SUPPLIED RECORDS:
☆ ☆ ☆

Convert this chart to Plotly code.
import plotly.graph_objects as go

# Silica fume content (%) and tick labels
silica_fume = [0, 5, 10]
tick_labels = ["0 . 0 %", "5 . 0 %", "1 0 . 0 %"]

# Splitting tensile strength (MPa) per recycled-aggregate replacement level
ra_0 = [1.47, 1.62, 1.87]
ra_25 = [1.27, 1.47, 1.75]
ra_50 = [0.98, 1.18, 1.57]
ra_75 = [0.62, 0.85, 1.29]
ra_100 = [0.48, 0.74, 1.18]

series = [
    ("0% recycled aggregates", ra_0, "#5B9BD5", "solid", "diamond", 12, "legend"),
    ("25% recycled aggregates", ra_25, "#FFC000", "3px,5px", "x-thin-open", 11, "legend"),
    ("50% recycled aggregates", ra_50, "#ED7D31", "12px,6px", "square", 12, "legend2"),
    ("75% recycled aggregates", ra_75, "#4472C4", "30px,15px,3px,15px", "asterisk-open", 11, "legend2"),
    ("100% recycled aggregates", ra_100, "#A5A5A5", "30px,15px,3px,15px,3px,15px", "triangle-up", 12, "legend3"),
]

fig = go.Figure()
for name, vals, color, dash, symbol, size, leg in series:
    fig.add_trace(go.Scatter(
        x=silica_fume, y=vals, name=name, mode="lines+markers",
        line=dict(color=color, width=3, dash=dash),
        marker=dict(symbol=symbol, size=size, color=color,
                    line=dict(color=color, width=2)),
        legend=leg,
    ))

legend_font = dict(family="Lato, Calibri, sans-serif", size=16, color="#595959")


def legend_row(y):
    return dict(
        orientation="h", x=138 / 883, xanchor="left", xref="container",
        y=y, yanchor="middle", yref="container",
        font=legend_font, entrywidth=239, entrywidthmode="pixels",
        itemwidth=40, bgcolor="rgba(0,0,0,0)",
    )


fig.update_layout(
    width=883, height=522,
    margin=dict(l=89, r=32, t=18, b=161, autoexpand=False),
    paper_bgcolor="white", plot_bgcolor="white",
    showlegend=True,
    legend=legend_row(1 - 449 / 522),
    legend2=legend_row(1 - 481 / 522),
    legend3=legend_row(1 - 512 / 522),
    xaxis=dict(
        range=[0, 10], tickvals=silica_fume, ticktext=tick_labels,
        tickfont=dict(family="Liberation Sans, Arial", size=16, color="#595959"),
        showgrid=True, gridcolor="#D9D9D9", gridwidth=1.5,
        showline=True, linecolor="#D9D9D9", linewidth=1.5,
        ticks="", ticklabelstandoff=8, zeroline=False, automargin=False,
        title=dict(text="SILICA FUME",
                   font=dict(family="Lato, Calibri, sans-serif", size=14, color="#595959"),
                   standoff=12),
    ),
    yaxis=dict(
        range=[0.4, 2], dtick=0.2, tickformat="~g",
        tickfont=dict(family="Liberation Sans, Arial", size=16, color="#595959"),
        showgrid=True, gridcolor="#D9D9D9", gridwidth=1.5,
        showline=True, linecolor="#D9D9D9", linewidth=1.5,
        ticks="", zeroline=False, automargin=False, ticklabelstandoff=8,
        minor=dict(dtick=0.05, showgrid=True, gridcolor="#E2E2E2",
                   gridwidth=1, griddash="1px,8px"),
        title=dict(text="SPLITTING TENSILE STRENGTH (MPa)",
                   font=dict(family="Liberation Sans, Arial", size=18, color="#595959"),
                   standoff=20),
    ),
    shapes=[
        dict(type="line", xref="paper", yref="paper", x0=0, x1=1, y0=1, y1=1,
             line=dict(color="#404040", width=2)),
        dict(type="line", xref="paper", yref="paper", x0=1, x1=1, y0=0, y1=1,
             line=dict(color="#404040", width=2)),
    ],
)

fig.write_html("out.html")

☆ ☆ ☆

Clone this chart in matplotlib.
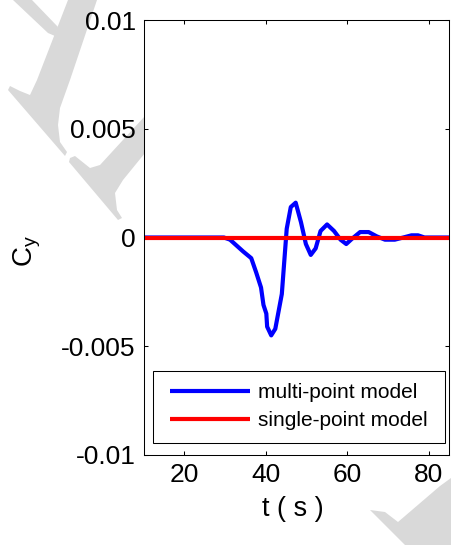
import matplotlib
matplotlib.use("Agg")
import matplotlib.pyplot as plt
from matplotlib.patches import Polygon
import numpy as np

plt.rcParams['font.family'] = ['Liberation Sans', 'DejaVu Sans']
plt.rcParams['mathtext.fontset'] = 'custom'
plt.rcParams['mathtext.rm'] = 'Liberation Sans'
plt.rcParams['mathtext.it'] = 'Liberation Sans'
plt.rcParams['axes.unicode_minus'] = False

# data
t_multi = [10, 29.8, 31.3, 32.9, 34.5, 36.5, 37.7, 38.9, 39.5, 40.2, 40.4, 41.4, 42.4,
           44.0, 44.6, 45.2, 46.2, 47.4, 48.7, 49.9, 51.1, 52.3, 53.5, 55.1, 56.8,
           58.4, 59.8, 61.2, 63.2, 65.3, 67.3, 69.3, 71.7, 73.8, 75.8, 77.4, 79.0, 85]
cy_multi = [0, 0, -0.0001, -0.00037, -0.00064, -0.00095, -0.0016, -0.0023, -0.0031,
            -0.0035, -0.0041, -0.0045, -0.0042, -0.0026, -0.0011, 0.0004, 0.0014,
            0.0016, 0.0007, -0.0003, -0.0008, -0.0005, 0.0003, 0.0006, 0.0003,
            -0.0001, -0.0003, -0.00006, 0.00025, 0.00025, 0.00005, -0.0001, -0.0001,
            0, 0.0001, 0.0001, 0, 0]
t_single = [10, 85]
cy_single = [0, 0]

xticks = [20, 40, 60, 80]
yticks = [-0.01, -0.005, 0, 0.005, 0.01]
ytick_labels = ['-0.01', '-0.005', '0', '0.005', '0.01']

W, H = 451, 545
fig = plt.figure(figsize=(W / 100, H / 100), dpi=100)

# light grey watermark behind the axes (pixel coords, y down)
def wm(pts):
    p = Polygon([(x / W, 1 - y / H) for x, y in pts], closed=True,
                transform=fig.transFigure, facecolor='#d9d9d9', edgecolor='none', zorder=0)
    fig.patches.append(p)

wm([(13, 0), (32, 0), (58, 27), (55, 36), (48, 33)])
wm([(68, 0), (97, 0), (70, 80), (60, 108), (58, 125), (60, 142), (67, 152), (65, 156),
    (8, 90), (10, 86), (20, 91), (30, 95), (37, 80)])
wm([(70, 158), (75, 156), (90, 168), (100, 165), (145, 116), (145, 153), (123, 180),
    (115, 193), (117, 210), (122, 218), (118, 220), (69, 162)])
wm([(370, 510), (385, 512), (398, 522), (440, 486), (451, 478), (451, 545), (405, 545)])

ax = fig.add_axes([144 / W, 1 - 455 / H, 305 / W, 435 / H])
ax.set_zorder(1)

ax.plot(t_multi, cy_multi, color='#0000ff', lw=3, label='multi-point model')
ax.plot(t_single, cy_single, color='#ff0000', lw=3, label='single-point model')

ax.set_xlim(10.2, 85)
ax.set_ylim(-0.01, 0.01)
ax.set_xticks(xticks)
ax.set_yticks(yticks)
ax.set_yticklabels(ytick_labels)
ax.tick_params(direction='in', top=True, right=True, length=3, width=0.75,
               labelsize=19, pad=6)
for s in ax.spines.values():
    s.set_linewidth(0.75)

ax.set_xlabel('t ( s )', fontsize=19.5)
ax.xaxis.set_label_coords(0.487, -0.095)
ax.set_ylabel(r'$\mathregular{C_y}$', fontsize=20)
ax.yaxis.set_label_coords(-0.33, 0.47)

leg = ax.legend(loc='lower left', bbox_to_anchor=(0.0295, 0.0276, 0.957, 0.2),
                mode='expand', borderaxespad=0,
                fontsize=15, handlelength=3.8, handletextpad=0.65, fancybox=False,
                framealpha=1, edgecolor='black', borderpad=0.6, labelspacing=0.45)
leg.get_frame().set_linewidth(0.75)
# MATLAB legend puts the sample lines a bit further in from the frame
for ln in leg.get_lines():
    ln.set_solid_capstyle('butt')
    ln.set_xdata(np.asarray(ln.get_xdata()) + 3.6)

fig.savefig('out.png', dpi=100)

☆ ☆ ☆

TASK GOAL: Tell how many lines of the data include the word "matplotlib", and nothing else.

WRITTEN ANSWER: 5